I came across this in the news a couple of days ago, and maybe some of you have seen it too: IMB's "Watson" computer and Jeopardy. Here's an older link dating from nytimes, June 16, 2010, giving more detail on the matter.

This interests me, especially since it involve a computer's participation in a natural language setting. By "natural language", I refer to the plain ol' language that you and I speak (and occasionally mangle) in everyday life. Of course, when dealing with a natural language like English, one also has to take into account many things when using, speaking, understanding, or studying one: ambiguity, vagueness, and creativity being the most obvious. It goes even deeper, yet: metaphor, connotation, irony - "play". But this isn't the first time a computer has participated in some game or other, the most obvious being chess.

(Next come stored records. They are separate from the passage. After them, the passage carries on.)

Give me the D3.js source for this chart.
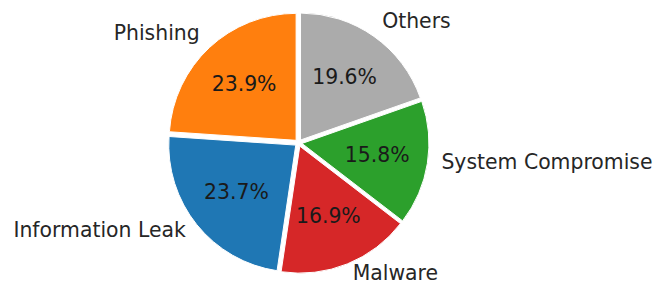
<!DOCTYPE html>
<html>
<head>
<meta charset="utf-8">
<script src="https://cdn.jsdelivr.net/npm/d3@7"></script>
<style>
  html, body { margin: 0; padding: 0; background: #fff; }
  svg { display: block; }
</style>
</head>
<body>
<svg id="chart"></svg>
<script>
const categories = ["Phishing", "Information Leak", "Malware", "System Compromise", "Others"];
const shares = [23.9, 23.7, 16.9, 15.8, 19.6];
const colors = ["#ff7f0e", "#1f77b4", "#d62728", "#2ca02c", "#ababab"];

const width = 662;
const height = 285;
const cx = 298.5;
const cy = 142.9;
const radius = 127;
const explode = 3.5;

const data = categories.map((c, i) => ({ label: c, value: shares[i], color: colors[i] }));
const total = d3.sum(shares);
const fmt = d3.format(".1%");

const svg = d3.select("#chart")
    .attr("width", width)
    .attr("height", height)
    .attr("viewBox", [0, 0, width, height]);

const g = svg.append("g").attr("transform", `translate(${cx},${cy})`);

// matplotlib style: start at 12 o'clock, counterclockwise
const pie = d3.pie()
    .value(d => d.value)
    .sort(null)
    .startAngle(0)
    .endAngle(-2 * Math.PI);

const arc = d3.arc().innerRadius(0).outerRadius(radius);
const arcs = pie(data);

const dir = d => {
    const a = (d.startAngle + d.endAngle) / 2;
    return [Math.sin(a), -Math.cos(a)];
};

const slice = g.selectAll("g.slice")
    .data(arcs)
    .join("g")
    .attr("class", "slice")
    .attr("transform", d => {
        const [x, y] = dir(d);
        return `translate(${x * explode},${y * explode})`;
    });

slice.append("path")
    .attr("d", arc)
    .attr("fill", d => d.data.color)
    .attr("stroke", "#fff")
    .attr("stroke-width", 1);

slice.append("text")
    .attr("x", d => dir(d)[0] * radius * 0.6)
    .attr("y", d => dir(d)[1] * radius * 0.6)
    .attr("dy", "0.3em")
    .attr("text-anchor", "middle")
    .attr("font-family", "DejaVu Sans")
    .attr("font-size", 20.4)
    .attr("fill", "#1a1a1a")
    .text(d => fmt(d.data.value / total));

const labelR = radius * 1.1 + 1.5;
slice.append("text")
    .attr("x", d => dir(d)[0] * labelR)
    .attr("y", d => dir(d)[1] * labelR)
    .attr("dy", "0.15em")
    .attr("text-anchor", d => dir(d)[0] > 0 ? "start" : "end")
    .attr("font-family", "DejaVu Sans")
    .attr("font-size", 20.4)
    .attr("fill", "#262626")
    .text(d => d.data.label);
</script>
</body>
</html>
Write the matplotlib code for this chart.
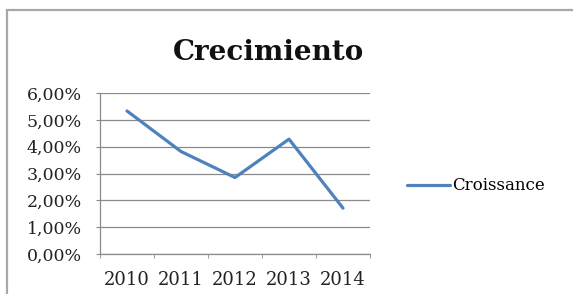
import matplotlib
matplotlib.use("Agg")
import matplotlib.pyplot as plt
from matplotlib.patches import Rectangle
from matplotlib.ticker import FuncFormatter, FixedLocator

years = ["2010", "2011", "2012", "2013", "2014"]
croissance = [5.33, 3.82, 2.85, 4.28, 1.71]
y_ticks = [0, 1, 2, 3, 4, 5, 6]
title = "Crecimiento"
series_name = "Croissance"

plt.rcParams['font.family'] = ['DejaVu Serif']

fig = plt.figure(figsize=(5.73, 2.94), dpi=100)
fig.patch.set_facecolor("white")

# outer chart border
fig.add_artist(Rectangle((7/573, -0.1), 1.2, 1 - 10/294 + 0.1, transform=fig.transFigure,
                         fill=False, edgecolor="#a8a8a8", lw=1.6))

ax = fig.add_axes([100/573, 40/294, 270/573, 161/294])
x = list(range(len(years)))
line, = ax.plot(x, croissance, color="#4F81BD", lw=2.3, label=series_name,
                solid_capstyle="round", solid_joinstyle="round")

ax.set_xlim(-0.5, len(years) - 0.5)
ax.set_ylim(0, 6)
ax.set_yticks(y_ticks)
ax.yaxis.set_major_formatter(FuncFormatter(lambda v, p: f"{v:.2f}%".replace(".", ",")))
ax.set_xticks(x)
ax.set_xticklabels(years)
ax.xaxis.set_minor_locator(FixedLocator([i - 0.5 for i in range(len(years) + 1)]))

ax.grid(axis="y", color="#8a8a8a", lw=0.9)
ax.set_axisbelow(True)
for s in ["top", "right"]:
    ax.spines[s].set_visible(False)
for s in ["left", "bottom"]:
    ax.spines[s].set_color("#8a8a8a")
    ax.spines[s].set_linewidth(0.9)

ax.tick_params(axis="y", labelsize=12.5, length=3, color="#8a8a8a", pad=10, labelcolor="#222222")
ax.tick_params(axis="x", which="major", length=0, labelsize=13, pad=12, labelcolor="#222222")
ax.tick_params(axis="x", which="minor", length=3, color="#8a8a8a")

fig.text(268/573, 1 - 52/294, title, ha="center", va="center", fontsize=20,
         fontweight="bold", color="#111111")

fig.legend(handles=[line], labels=[series_name], loc="center left",
           bbox_to_anchor=(400/573, 1 - 186/294), frameon=False, fontsize=12,
           handlelength=2.6, handletextpad=0.1, borderaxespad=0)

fig.savefig("out.png", dpi=100, facecolor="white")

But with chess, it's a slightly different situation going on.

Chess is highly rule governed, and can be codified into a program that can successfully play the game. Chess is highly mathematical, which is why it fascinates many mathematicians. And when we're talking about mathematics, we can easily make the slide into computers and programming - which is highly formal and mathematical. Put two and two together, and you get Deep Blue, the chess playing computer - WHICH IS BOSS! To make it clearer, there's really no ambiguity involved in "2 + 2 = 4" or "If P then Q"; once you know the exact rules, "the rest follows". Computers have little problems with formal, artificial languages - mathematically precise rule governed languages. That's why they can "play" chess very well. But playing a game based on a natural language is different game.

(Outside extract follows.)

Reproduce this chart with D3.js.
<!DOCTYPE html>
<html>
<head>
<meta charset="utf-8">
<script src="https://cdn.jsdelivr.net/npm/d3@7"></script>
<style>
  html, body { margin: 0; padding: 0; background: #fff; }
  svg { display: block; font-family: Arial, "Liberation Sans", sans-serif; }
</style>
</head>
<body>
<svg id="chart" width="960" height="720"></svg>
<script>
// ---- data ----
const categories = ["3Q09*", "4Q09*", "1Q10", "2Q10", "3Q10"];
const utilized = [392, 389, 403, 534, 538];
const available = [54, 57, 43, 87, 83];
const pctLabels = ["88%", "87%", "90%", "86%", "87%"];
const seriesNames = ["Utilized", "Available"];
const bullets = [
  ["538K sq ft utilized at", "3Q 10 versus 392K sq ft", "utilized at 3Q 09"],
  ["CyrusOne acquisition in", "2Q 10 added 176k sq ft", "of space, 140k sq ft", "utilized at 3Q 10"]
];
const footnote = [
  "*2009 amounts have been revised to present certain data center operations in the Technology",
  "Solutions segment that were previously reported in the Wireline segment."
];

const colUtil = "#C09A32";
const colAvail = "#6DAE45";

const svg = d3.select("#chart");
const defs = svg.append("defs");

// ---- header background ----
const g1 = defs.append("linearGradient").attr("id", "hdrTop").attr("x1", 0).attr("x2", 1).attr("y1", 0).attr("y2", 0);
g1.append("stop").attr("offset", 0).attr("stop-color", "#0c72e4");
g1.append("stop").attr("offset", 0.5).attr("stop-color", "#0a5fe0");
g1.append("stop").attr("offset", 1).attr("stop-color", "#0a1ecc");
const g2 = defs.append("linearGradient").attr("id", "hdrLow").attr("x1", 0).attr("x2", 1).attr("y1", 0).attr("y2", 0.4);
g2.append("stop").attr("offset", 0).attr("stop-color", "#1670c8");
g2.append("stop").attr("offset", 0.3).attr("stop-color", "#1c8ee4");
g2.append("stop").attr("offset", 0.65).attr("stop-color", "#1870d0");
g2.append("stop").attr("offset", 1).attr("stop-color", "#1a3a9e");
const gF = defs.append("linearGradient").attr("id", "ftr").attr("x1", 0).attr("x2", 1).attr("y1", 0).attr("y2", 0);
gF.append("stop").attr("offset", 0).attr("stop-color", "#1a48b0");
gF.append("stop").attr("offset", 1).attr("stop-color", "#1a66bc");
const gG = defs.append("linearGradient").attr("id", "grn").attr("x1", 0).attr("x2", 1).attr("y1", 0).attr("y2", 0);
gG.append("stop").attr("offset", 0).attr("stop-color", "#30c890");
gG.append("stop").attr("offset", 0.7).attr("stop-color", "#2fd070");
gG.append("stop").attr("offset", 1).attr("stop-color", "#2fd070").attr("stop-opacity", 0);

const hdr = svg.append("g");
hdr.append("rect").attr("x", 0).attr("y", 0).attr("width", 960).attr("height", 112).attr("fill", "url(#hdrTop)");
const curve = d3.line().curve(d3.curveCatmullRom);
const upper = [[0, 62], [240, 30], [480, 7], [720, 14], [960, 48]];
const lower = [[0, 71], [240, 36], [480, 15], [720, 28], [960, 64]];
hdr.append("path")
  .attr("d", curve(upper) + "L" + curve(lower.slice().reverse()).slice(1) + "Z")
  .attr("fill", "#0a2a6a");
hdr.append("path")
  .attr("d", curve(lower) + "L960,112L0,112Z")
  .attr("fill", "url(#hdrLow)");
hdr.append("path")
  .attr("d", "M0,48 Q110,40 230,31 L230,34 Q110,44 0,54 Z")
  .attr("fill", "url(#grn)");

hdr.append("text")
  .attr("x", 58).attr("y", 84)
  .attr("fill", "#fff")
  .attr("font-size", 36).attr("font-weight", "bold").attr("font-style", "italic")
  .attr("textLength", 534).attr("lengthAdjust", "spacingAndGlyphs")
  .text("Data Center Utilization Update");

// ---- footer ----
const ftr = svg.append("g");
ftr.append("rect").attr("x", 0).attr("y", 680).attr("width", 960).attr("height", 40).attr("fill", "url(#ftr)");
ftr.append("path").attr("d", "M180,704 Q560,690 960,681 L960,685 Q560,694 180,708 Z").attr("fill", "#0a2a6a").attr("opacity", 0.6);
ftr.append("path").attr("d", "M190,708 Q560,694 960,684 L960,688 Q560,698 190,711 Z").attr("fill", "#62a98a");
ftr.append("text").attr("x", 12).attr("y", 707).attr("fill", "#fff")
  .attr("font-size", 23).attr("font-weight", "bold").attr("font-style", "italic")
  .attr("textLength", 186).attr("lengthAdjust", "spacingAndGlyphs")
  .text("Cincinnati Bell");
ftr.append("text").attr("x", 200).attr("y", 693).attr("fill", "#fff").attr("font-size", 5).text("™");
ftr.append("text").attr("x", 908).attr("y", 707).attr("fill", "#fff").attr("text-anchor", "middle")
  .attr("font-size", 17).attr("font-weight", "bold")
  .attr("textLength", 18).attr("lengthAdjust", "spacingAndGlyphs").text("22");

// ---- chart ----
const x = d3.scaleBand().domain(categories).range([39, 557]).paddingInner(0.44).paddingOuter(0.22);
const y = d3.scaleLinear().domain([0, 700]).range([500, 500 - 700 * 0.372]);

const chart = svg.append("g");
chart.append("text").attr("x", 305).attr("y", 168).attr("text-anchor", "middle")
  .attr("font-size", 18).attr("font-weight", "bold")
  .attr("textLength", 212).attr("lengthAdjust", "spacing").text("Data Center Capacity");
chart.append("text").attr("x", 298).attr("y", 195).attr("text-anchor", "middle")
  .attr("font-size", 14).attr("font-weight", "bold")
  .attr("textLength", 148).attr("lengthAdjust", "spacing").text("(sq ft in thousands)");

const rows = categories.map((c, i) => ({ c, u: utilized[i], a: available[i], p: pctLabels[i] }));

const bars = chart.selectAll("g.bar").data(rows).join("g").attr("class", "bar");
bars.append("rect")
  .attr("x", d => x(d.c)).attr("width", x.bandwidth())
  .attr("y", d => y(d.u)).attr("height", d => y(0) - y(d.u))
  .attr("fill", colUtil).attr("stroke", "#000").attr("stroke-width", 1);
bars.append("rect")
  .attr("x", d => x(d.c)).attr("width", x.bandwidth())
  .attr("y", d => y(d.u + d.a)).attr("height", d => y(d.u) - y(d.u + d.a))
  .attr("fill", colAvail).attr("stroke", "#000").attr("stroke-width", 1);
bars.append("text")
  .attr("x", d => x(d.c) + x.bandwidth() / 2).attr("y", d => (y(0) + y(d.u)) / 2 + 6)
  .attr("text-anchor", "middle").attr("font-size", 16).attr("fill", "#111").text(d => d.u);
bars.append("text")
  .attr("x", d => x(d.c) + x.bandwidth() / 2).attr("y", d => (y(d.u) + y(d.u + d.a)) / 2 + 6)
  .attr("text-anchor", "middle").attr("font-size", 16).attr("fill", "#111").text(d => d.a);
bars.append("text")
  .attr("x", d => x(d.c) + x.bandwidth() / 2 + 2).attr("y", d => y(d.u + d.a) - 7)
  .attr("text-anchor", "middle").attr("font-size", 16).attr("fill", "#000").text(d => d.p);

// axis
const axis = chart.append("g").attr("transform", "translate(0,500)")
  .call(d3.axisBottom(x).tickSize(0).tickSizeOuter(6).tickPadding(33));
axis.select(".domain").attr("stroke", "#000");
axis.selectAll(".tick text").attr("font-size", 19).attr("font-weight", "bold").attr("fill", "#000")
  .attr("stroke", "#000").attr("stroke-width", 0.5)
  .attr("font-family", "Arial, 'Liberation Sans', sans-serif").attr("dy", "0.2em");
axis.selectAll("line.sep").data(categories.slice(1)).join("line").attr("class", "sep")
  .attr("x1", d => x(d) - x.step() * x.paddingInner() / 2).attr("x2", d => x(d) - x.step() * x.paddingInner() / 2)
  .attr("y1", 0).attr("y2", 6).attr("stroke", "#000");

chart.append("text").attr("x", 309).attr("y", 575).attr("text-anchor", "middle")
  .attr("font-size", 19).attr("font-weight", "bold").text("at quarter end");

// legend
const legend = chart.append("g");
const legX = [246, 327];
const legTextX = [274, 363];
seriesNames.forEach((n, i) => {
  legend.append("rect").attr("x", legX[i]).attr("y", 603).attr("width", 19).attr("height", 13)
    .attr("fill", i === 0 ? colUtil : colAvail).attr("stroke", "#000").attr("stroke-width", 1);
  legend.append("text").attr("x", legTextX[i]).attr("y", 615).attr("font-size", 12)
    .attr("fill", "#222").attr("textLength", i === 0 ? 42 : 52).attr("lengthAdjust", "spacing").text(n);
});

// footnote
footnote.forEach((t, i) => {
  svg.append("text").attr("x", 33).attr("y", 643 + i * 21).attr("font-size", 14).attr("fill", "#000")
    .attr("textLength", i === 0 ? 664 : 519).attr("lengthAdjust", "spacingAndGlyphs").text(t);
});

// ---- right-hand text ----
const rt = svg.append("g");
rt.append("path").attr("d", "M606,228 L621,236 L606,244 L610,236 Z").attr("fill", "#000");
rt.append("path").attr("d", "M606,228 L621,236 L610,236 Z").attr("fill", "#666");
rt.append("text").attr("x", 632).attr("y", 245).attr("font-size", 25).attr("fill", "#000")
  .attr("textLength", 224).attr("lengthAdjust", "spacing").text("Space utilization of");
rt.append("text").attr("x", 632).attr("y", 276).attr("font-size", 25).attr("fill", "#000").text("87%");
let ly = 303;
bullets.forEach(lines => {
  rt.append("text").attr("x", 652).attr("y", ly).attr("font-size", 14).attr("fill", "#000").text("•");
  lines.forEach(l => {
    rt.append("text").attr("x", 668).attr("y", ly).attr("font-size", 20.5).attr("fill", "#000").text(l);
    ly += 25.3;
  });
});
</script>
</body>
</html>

Consider this: "The chef baked a cake in the oven." Nothing problematic there, huh? Consider this: "The chef hammered the cake into the oven." This latter one could be interpreted in various ways, given a context. Maybe she was angry and threw the cake in the oven; maybe she was literally using a hammer on a cake while both of them were inside the oven. In the first example, we have the usual occurrences of words associated with chefs: bake, cake, oven. In the second one, things get nutty. Call it an instance of a natural language at play, as it were. We don't really get that sort of stuff in an artificial language. Understanding either of those two (especially the second one) requires something else that a formal, artificial language lacks. It requires, in part, an informal logic.

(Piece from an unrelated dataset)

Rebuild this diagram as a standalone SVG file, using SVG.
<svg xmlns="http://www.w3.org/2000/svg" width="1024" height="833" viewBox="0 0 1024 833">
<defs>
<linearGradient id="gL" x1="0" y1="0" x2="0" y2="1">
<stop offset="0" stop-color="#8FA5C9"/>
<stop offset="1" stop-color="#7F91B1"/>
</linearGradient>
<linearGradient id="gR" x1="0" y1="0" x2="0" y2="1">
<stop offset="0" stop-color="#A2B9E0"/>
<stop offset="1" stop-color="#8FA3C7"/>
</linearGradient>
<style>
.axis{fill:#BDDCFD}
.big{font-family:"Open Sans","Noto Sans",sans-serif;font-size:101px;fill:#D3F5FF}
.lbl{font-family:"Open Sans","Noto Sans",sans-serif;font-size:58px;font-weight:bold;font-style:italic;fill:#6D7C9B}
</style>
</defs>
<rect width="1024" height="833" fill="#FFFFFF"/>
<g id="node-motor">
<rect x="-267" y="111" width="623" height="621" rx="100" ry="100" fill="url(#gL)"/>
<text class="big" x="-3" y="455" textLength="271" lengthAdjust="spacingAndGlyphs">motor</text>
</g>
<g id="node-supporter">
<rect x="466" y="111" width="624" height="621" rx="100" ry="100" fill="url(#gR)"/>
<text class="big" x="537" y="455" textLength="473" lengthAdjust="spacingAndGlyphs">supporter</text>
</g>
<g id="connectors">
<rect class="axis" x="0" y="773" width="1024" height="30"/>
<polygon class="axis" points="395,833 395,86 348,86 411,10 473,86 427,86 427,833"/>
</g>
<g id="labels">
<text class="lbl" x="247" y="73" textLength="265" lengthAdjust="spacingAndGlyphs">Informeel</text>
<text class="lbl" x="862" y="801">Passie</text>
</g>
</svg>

Informal logic, or semi-formal logic, is the study of natural language arguments in all their glorious messiness ("I'll take "Amphiboly" for 1000, Alex!"). Just go to any forum and read an argument there. I would bet that it wouldn't take too long before some of them spun out of control because of the inherent untidiness of ordinary language. But there, I consider only arguments and disputes. Jeopardy isn't based on that sort of discourse, but instead uses the question/answer format - often very playfully and creatively worded. Still, it too, like the typical forum-dispute, is subject to the vicissitudes of verbalisms which vex us. We sometimes gotta bang our heads against whatever the heck something means. We have to think logically, of course, but informally so. The following example looks daunting, but it has a structure that's easily understood, given the rules of chess: "1.b3 e5 2.Bb2 Nc6 3.c4 Nf6 4.Nc3 d6 5.e4 Bg4 6.Be2 Bxe2." Just follows the rules, sir, and you'll eventually get somewhere specific. Now, there's this Jeopardy question: "Toured the Burj in this U.A.E. city. They say it's the tallest tower in the world; looked over the ledge and lost my lunch." Following a formal rule might not get you an answer, I think. Remembering trivia might get you somewhere, though. While Jeopardy has often been called exactly that - viz, trivial knowledge - it also uses to its advantage the creative aspect of language. As such, we gotta reason a tad differently when giving an answer to one of their questions. And it's here where I'm interested in questions concerning A.I., creativity, and language.

I wish I had the time to actually write more of this stuff out in detail (72 pages, anyone?) but I don't. I was more interested in letting ideas and thoughts drift from my mind to the screen, hence my own non-clarity and non-systematic thought. Sorry to let all of you tie up the details, but hey, that's language and messy thinking for you, haha.

Please excuse me while I go think of Chomsky, Turing, and Trebek.